For this reason it’s a custom script: runOBIEE.sh . Here again I used the Docker Oracle Database GitHub code as example to start setting up my own script.

An additional reason for being a custom script is that it must have a dual logic: at the first execution OBIEE isn’t configured and instead of starting the tool it must first configure it (which also means the RCU will create the schemas, the domain is created and finally OBIEE started). At any other execution, when restarting an existing container, it must only start OBIEE as it is already configured.

The final result: a set of layers composing the image

When building an image based on this Dockerfile the result is a 13-steps image composed by various slices. If I inspect the layers this is the output (by adding –no-trunc to docker history you can get the full list of commands for every single layer):

At the bottom the layers of Oracle Linux “7-slim”, with the slices added by the OBIEE 12c Dockerfile on top

When inspecting the “history” of the Docker image you clearly see every single step and also where the space on disk is lost. But you also see one of the key concept of Docker, which is the way images are managed as a sum of layers. A powerful concept if you use it well but it also has an impact on the storage driver you choose etc. For more details about this topic there is an interesting page in the Docker documentation.
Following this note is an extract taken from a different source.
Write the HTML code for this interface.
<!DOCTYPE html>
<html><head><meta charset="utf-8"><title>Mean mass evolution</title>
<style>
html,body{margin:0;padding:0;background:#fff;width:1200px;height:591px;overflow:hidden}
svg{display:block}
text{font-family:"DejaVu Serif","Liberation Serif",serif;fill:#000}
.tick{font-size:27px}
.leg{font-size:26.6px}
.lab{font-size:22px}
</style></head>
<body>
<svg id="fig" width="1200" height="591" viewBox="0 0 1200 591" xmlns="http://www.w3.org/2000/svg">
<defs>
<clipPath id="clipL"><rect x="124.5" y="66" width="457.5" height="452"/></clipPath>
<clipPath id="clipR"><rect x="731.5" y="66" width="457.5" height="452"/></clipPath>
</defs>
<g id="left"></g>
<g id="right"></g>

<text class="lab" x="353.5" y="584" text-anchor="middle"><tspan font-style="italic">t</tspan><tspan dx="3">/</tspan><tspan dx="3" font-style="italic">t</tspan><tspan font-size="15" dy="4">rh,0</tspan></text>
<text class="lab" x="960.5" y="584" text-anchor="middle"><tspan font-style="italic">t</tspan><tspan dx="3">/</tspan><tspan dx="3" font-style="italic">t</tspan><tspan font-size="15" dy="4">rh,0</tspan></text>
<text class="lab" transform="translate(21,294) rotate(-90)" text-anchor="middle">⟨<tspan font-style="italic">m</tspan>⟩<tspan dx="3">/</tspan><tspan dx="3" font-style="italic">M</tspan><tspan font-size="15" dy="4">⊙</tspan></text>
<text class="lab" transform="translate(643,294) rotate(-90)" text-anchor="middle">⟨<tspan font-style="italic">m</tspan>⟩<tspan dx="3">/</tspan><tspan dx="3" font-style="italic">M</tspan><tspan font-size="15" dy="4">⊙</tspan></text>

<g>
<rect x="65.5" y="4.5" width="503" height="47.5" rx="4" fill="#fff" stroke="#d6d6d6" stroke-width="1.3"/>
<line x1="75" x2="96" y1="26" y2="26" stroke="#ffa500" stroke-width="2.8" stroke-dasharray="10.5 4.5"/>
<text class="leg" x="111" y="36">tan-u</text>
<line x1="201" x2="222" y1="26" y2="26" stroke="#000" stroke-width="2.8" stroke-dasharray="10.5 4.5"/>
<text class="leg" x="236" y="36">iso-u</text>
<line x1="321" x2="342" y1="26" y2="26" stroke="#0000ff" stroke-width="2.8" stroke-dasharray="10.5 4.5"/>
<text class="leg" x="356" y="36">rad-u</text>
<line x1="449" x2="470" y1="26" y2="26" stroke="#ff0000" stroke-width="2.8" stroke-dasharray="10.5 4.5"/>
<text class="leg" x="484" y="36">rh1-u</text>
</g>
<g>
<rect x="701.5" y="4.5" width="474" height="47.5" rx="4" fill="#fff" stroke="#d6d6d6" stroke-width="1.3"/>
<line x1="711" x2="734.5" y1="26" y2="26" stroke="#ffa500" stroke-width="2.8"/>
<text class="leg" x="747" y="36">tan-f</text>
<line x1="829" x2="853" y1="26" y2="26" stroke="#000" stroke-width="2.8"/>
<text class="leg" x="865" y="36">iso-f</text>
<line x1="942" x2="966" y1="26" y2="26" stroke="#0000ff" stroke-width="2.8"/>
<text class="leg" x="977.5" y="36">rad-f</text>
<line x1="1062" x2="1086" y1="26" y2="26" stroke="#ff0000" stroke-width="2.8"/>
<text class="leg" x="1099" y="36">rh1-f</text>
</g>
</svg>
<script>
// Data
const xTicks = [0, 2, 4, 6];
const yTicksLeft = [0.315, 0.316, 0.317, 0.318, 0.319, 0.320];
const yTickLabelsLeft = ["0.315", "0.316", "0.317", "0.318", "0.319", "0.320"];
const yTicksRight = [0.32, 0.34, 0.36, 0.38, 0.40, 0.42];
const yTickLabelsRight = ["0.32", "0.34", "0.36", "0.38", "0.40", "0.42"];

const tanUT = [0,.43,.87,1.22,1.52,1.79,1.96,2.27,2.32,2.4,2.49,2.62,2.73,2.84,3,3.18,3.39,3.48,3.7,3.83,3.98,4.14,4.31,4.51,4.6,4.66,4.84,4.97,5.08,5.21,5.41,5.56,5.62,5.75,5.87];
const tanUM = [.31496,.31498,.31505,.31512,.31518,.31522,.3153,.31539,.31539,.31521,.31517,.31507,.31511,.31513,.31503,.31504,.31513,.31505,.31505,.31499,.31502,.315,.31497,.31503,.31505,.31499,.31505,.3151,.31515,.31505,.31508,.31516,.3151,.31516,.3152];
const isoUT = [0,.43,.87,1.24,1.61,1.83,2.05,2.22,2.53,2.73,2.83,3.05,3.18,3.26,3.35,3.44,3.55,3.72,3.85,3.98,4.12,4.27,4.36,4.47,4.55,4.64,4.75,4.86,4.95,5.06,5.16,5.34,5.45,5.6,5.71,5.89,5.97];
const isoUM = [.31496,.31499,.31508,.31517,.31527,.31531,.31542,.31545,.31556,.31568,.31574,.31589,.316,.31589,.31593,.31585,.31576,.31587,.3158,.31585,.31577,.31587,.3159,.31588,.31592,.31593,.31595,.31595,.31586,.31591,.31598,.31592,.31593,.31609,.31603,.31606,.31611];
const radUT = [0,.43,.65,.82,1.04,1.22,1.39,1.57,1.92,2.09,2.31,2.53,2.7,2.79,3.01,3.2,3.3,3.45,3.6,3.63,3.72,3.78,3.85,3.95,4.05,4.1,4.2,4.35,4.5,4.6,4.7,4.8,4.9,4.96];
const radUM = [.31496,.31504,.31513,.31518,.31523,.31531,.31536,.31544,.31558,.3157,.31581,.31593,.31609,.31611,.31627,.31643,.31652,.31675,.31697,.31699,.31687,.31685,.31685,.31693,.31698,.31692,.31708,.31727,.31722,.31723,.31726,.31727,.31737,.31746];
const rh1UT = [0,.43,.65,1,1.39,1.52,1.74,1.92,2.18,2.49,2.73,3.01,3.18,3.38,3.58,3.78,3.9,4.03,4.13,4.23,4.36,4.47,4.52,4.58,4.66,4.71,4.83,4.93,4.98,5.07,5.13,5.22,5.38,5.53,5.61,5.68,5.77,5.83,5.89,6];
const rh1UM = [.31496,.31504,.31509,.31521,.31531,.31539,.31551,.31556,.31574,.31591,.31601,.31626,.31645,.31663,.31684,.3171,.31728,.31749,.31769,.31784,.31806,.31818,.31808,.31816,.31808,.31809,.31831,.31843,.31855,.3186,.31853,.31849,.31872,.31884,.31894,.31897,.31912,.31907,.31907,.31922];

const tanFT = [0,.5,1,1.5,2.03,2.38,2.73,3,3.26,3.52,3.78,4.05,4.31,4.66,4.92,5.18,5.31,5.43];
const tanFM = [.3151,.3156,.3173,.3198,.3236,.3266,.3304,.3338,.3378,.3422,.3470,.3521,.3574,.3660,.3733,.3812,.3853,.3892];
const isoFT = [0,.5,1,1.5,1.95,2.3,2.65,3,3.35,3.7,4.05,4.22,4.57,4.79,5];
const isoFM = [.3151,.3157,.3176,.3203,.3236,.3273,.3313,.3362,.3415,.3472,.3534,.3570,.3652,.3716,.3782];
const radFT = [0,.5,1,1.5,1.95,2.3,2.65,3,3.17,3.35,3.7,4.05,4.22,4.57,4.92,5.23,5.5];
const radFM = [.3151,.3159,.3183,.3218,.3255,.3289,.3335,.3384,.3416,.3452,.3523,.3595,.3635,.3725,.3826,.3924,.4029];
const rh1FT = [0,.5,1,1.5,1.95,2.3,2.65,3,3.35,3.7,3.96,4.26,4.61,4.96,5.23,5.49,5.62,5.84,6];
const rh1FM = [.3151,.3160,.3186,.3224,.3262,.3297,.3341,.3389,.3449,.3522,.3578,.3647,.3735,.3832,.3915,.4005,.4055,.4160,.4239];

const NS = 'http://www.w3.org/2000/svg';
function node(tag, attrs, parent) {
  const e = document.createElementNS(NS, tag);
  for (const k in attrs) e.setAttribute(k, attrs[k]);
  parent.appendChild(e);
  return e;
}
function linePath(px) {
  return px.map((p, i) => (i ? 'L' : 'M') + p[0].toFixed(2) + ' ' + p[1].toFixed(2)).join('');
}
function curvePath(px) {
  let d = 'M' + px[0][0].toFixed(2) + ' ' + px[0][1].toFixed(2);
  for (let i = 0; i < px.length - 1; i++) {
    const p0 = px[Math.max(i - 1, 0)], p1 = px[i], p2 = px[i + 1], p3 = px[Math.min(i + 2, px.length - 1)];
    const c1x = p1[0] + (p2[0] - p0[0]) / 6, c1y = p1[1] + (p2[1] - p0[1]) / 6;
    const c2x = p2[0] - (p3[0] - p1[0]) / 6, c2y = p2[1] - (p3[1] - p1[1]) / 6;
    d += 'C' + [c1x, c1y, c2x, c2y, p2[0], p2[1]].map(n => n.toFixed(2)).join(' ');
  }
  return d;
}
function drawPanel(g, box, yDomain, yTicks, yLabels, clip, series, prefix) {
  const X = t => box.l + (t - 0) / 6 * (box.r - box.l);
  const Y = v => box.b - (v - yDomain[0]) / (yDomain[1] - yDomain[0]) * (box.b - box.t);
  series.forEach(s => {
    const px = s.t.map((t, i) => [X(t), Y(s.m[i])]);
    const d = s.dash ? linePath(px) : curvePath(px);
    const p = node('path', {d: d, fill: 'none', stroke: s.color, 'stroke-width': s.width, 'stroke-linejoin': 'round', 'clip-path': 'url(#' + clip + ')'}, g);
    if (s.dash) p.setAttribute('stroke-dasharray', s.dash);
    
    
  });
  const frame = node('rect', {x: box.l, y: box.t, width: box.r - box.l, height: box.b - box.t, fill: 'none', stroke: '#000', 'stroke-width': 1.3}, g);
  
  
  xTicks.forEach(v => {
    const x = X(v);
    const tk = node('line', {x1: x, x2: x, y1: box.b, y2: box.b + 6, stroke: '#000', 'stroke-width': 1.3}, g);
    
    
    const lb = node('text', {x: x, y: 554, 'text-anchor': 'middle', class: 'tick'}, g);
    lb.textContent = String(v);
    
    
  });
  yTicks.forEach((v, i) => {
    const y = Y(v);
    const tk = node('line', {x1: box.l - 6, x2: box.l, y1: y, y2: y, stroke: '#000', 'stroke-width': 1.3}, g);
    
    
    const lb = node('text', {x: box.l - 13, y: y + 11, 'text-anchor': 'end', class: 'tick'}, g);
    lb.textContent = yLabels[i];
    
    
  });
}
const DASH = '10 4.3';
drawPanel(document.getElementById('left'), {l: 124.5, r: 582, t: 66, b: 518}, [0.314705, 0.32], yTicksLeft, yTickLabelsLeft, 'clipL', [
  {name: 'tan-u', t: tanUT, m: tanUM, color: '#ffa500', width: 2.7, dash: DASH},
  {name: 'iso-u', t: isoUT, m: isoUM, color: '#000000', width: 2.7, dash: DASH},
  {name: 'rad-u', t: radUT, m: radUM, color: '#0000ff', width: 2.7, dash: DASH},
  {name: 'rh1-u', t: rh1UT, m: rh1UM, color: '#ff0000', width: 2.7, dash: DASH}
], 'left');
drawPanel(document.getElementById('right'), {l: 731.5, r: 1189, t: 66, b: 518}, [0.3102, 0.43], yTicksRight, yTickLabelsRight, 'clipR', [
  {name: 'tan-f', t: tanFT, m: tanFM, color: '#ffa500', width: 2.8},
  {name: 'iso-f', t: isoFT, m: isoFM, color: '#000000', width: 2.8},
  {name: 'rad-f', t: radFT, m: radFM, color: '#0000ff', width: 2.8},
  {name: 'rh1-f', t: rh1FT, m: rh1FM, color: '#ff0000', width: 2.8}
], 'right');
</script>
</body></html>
TL;DR : A Dockerfile is just all the steps you would do by hand …

As you can see there isn’t anything really special other than the runOBIEE.sh script as it must manage various things. All the other steps are things you would do by hand when installing an environment in a controlled way (response files and not by wizards).

In the end the Dockerfile can also be used as “documentation” for a silent install in a VM or a physical server: response files are provided, values are all described and order of execution clearly defined.

If you aren’t a fan of Docker and prefer Ansible or any other similar tool allowing you to script/automate environments provisioning you can easily adapt the Dockerfile steps to generate OBIEE environments.